- [DATA ROWS]
>>>

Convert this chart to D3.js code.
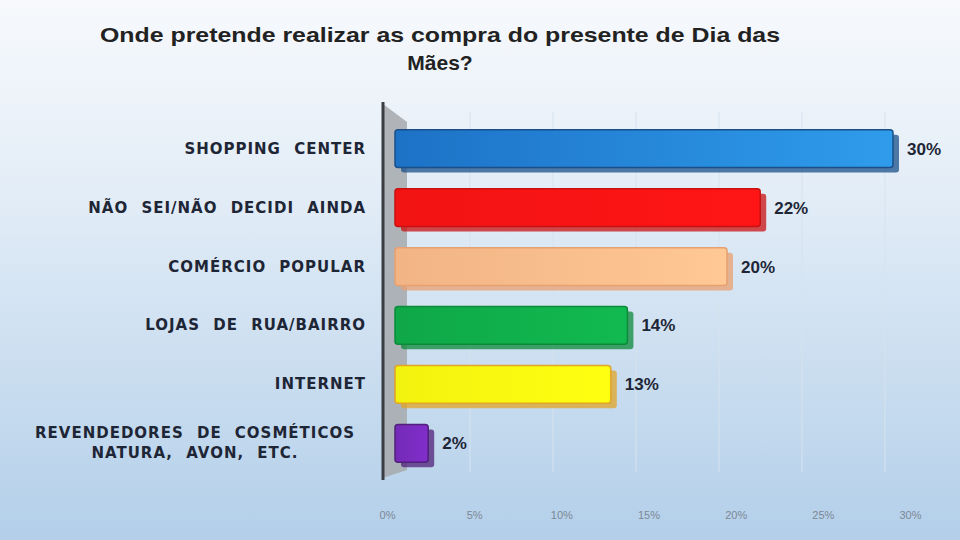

<<<
>>>

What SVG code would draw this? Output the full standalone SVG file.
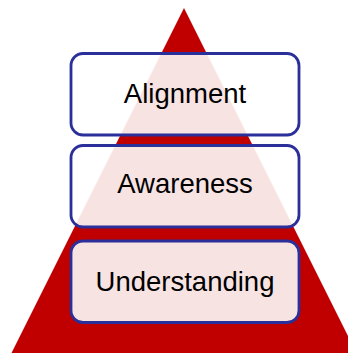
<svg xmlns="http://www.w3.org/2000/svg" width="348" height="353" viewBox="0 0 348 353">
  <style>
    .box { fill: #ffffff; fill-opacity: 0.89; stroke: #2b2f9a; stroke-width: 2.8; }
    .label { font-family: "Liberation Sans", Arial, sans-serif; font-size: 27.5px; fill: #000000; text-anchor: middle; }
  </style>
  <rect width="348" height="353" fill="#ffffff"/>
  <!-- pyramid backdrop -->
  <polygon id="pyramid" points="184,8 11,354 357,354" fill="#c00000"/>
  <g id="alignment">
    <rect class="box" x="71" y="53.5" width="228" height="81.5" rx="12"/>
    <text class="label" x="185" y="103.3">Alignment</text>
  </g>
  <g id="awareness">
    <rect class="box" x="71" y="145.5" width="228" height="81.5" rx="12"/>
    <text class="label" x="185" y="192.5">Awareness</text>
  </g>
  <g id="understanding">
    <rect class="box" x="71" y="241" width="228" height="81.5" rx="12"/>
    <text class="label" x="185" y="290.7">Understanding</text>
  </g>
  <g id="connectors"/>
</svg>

<<<

- [SHORT TASK] From the data above, gather every line that includes the word "code".

- [FINAL ANSWER]
Convert this chart to D3.js code.
What SVG code would draw this? Output the full standalone SVG file.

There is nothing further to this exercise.